» Written problem
All the data below goes into the copy word for word, but the pictures don't.

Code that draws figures
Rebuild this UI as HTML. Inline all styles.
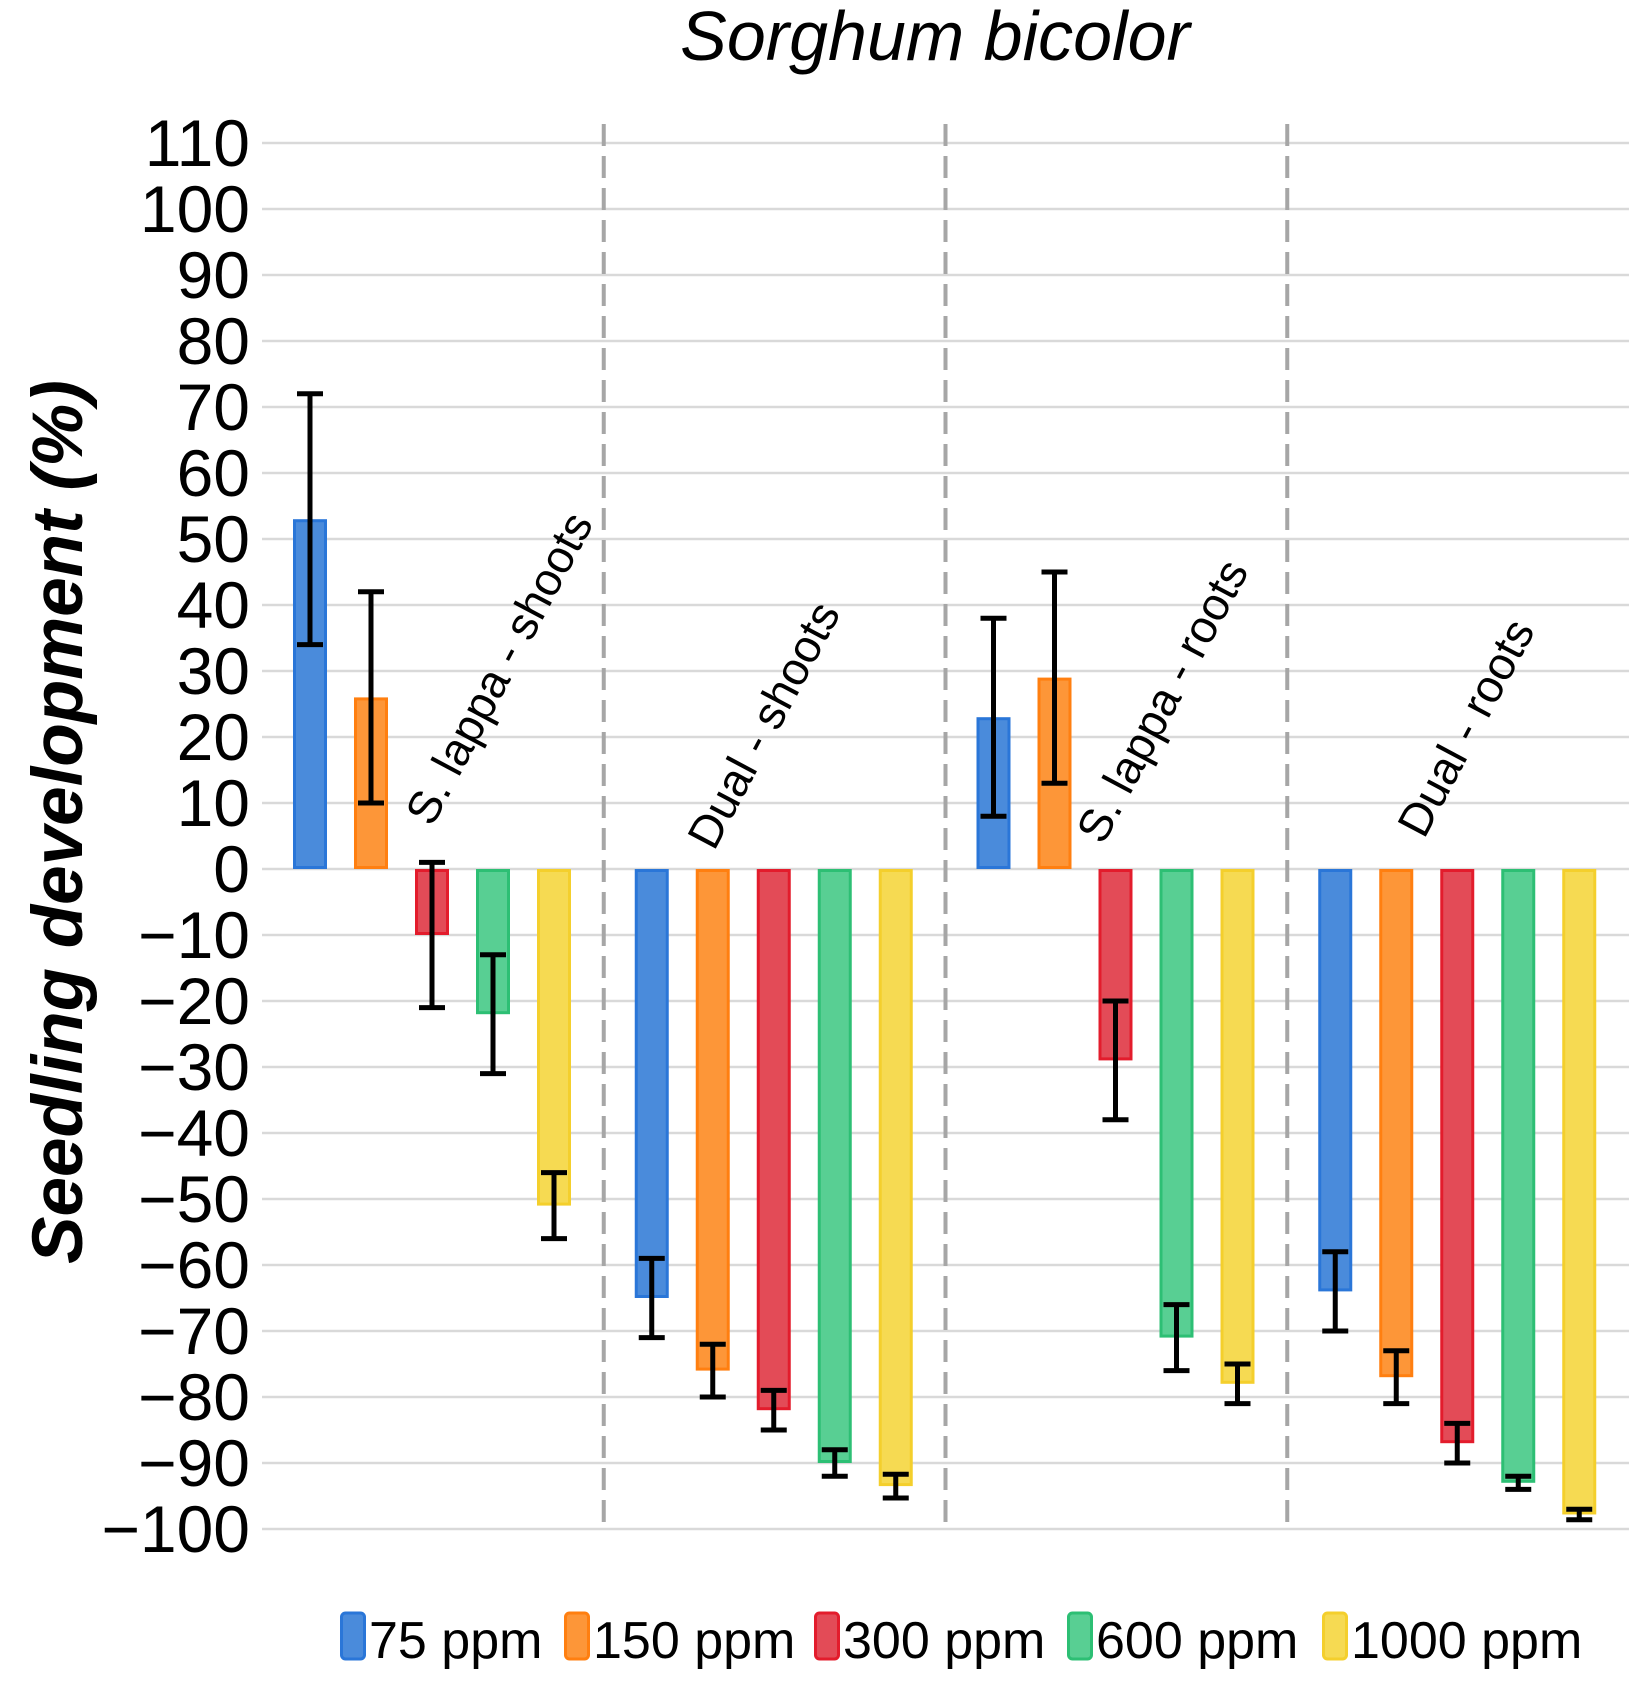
<!DOCTYPE html>
<html><head><meta charset="utf-8"><style>
html,body{margin:0;padding:0;background:#fff;}
svg{display:block;font-family:"Liberation Sans",Arial,sans-serif;}
</style></head><body>
<svg id="chart" width="1645" height="1686" viewBox="0 0 1645 1686">
<text x="935" y="60" font-size="70" font-style="italic" text-anchor="middle">Sorghum bicolor</text>
<text transform="translate(82,822) rotate(-90)" font-size="71" font-weight="bold" font-style="italic" text-anchor="middle">Seedling development (%)</text>
<g id="grid"></g><g id="yticks"></g><g id="dividers"></g><g id="bars"></g><g id="errs"></g><g id="glabels"></g><g id="legend"></g>
</svg>
<script>
const groups = ["S. lappa - shoots","Dual - shoots","S. lappa - roots","Dual - roots"];
const seriesNames = ["75 ppm","150 ppm","300 ppm","600 ppm","1000 ppm"];
const ppm75   = [53, -65, 23, -64];
const ppm150  = [26, -76, 29, -77];
const ppm300  = [-10, -82, -29, -87];
const ppm600  = [-22, -90, -71, -93];
const ppm1000 = [-51, -93.5, -78, -97.8];
const err75   = [19, 6, 15, 6];
const err150  = [16, 4, 16, 4];
const err300  = [11, 3, 9, 3];
const err600  = [9, 2, 5, 1];
const err1000 = [5, 1.8, 3, 0.8];
const yTicks = [110,100,90,80,70,60,50,40,30,20,10,0,-10,-20,-30,-40,-50,-60,-70,-80,-90,-100];

const series=[ppm75,ppm150,ppm300,ppm600,ppm1000];
const errs=[err75,err150,err300,err600,err1000];
const fills=["#4a8bdb","#fd9638","#e34b57","#58cf93","#f6da52"];
const strokes=["#2a76d8","#ff7f10","#e31c2c","#2dbf74","#f4cf2c"];
const NS="http://www.w3.org/2000/svg";
const X0=262,X1=1629,GW=(X1-X0)/4;
function y(v){return 869-v*6.6;}
function bx(g,i){return X0+g*GW+48+i*61;}
function mk(tag,attrs,parent){const e=document.createElementNS(NS,tag);for(const k in attrs)e.setAttribute(k,attrs[k]);document.getElementById(parent).appendChild(e);return e;}
yTicks.forEach(t=>{
  const l=mk('line',{x1:X0,x2:X1,y1:y(t),y2:y(t),stroke:'#d9d9d9','stroke-width':2.5},'grid');
  
  
  const tx=mk('text',{x:250,y:y(t)+23,'font-size':66,'text-anchor':'end'},'yticks');
  tx.textContent=(t<0?'\u2212'+(-t):t);
  
  
});
[1,2,3].forEach(k=>{
  const d=mk('line',{x1:X0+k*GW,x2:X0+k*GW,y1:124,y2:1528,stroke:'#a6a6a6','stroke-width':4,'stroke-dasharray':'22,10'},'dividers');
  
  
});
const lxs=[432,714,1103,1424], lys=[828,852,846,840];
groups.forEach((gname,g)=>{
  series.forEach((s,i)=>{
    const v=s[g],cx=bx(g,i),w=34;
    const r=mk('rect',{x:cx-w/2+1.5,y:Math.min(y(0),y(v))+1.5,width:w-3,height:Math.abs(y(v)-y(0))-3,fill:fills[i],stroke:strokes[i],'stroke-width':3},'bars');
    
    
    const e=errs[i][g],yt=y(v+e),yb=y(v-e);
    const eg=mk('g',{stroke:'#000','stroke-width':5},'errs');
    
    
    [[cx,yt,cx,yb],[cx-13,yt,cx+13,yt],[cx-13,yb,cx+13,yb]].forEach(p=>{const l=document.createElementNS(NS,'line');l.setAttribute('x1',p[0]);l.setAttribute('y1',p[1]);l.setAttribute('x2',p[2]);l.setAttribute('y2',p[3]);eg.appendChild(l);});
  });
  const t=mk('text',{transform:'translate('+lxs[g]+','+lys[g]+') rotate(-62)','font-size':46},'glabels');
  t.textContent=gname;
  
  
});
const lgx=[340,564,814,1067,1322];
seriesNames.forEach((n,i)=>{
  const r=mk('rect',{x:lgx[i]+1.5,y:1613,width:23,height:46,rx:4,fill:fills[i],stroke:strokes[i],'stroke-width':3},'legend');
  
  
  const t=mk('text',{x:lgx[i]+29,y:1658,'font-size':52},'legend');
  t.textContent=n;
  
  
});
</script>
</body></html>
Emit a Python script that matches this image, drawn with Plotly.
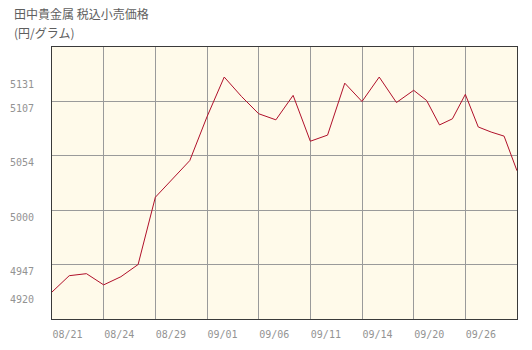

» The output
Rebuild this UI as HTML. Inline all styles.
<!DOCTYPE html>
<html><head><meta charset="utf-8"><style>
html,body{margin:0;padding:0;background:#fff;}
svg{display:block;font-family:"Liberation Sans",Arial,sans-serif;}
</style></head><body>
<svg id="chart" width="1645" height="1686" viewBox="0 0 1645 1686">
<text x="935" y="60" font-size="70" font-style="italic" text-anchor="middle">Sorghum bicolor</text>
<text transform="translate(82,822) rotate(-90)" font-size="71" font-weight="bold" font-style="italic" text-anchor="middle">Seedling development (%)</text>
<g id="grid"></g><g id="yticks"></g><g id="dividers"></g><g id="bars"></g><g id="errs"></g><g id="glabels"></g><g id="legend"></g>
</svg>
<script>
const groups = ["S. lappa - shoots","Dual - shoots","S. lappa - roots","Dual - roots"];
const seriesNames = ["75 ppm","150 ppm","300 ppm","600 ppm","1000 ppm"];
const ppm75   = [53, -65, 23, -64];
const ppm150  = [26, -76, 29, -77];
const ppm300  = [-10, -82, -29, -87];
const ppm600  = [-22, -90, -71, -93];
const ppm1000 = [-51, -93.5, -78, -97.8];
const err75   = [19, 6, 15, 6];
const err150  = [16, 4, 16, 4];
const err300  = [11, 3, 9, 3];
const err600  = [9, 2, 5, 1];
const err1000 = [5, 1.8, 3, 0.8];
const yTicks = [110,100,90,80,70,60,50,40,30,20,10,0,-10,-20,-30,-40,-50,-60,-70,-80,-90,-100];

const series=[ppm75,ppm150,ppm300,ppm600,ppm1000];
const errs=[err75,err150,err300,err600,err1000];
const fills=["#4a8bdb","#fd9638","#e34b57","#58cf93","#f6da52"];
const strokes=["#2a76d8","#ff7f10","#e31c2c","#2dbf74","#f4cf2c"];
const NS="http://www.w3.org/2000/svg";
const X0=262,X1=1629,GW=(X1-X0)/4;
function y(v){return 869-v*6.6;}
function bx(g,i){return X0+g*GW+48+i*61;}
function mk(tag,attrs,parent){const e=document.createElementNS(NS,tag);for(const k in attrs)e.setAttribute(k,attrs[k]);document.getElementById(parent).appendChild(e);return e;}
yTicks.forEach(t=>{
  const l=mk('line',{x1:X0,x2:X1,y1:y(t),y2:y(t),stroke:'#d9d9d9','stroke-width':2.5},'grid');
  
  
  const tx=mk('text',{x:250,y:y(t)+23,'font-size':66,'text-anchor':'end'},'yticks');
  tx.textContent=(t<0?'\u2212'+(-t):t);
  
  
});
[1,2,3].forEach(k=>{
  const d=mk('line',{x1:X0+k*GW,x2:X0+k*GW,y1:124,y2:1528,stroke:'#a6a6a6','stroke-width':4,'stroke-dasharray':'22,10'},'dividers');
  
  
});
const lxs=[432,714,1103,1424], lys=[828,852,846,840];
groups.forEach((gname,g)=>{
  series.forEach((s,i)=>{
    const v=s[g],cx=bx(g,i),w=34;
    const r=mk('rect',{x:cx-w/2+1.5,y:Math.min(y(0),y(v))+1.5,width:w-3,height:Math.abs(y(v)-y(0))-3,fill:fills[i],stroke:strokes[i],'stroke-width':3},'bars');
    
    
    const e=errs[i][g],yt=y(v+e),yb=y(v-e);
    const eg=mk('g',{stroke:'#000','stroke-width':5},'errs');
    
    
    [[cx,yt,cx,yb],[cx-13,yt,cx+13,yt],[cx-13,yb,cx+13,yb]].forEach(p=>{const l=document.createElementNS(NS,'line');l.setAttribute('x1',p[0]);l.setAttribute('y1',p[1]);l.setAttribute('x2',p[2]);l.setAttribute('y2',p[3]);eg.appendChild(l);});
  });
  const t=mk('text',{transform:'translate('+lxs[g]+','+lys[g]+') rotate(-62)','font-size':46},'glabels');
  t.textContent=gname;
  
  
});
const lgx=[340,564,814,1067,1322];
seriesNames.forEach((n,i)=>{
  const r=mk('rect',{x:lgx[i]+1.5,y:1613,width:23,height:46,rx:4,fill:fills[i],stroke:strokes[i],'stroke-width':3},'legend');
  
  
  const t=mk('text',{x:lgx[i]+29,y:1658,'font-size':52},'legend');
  t.textContent=n;
  
  
});
</script>
</body></html>
Emit a Python script that matches this image, drawn with Plotly.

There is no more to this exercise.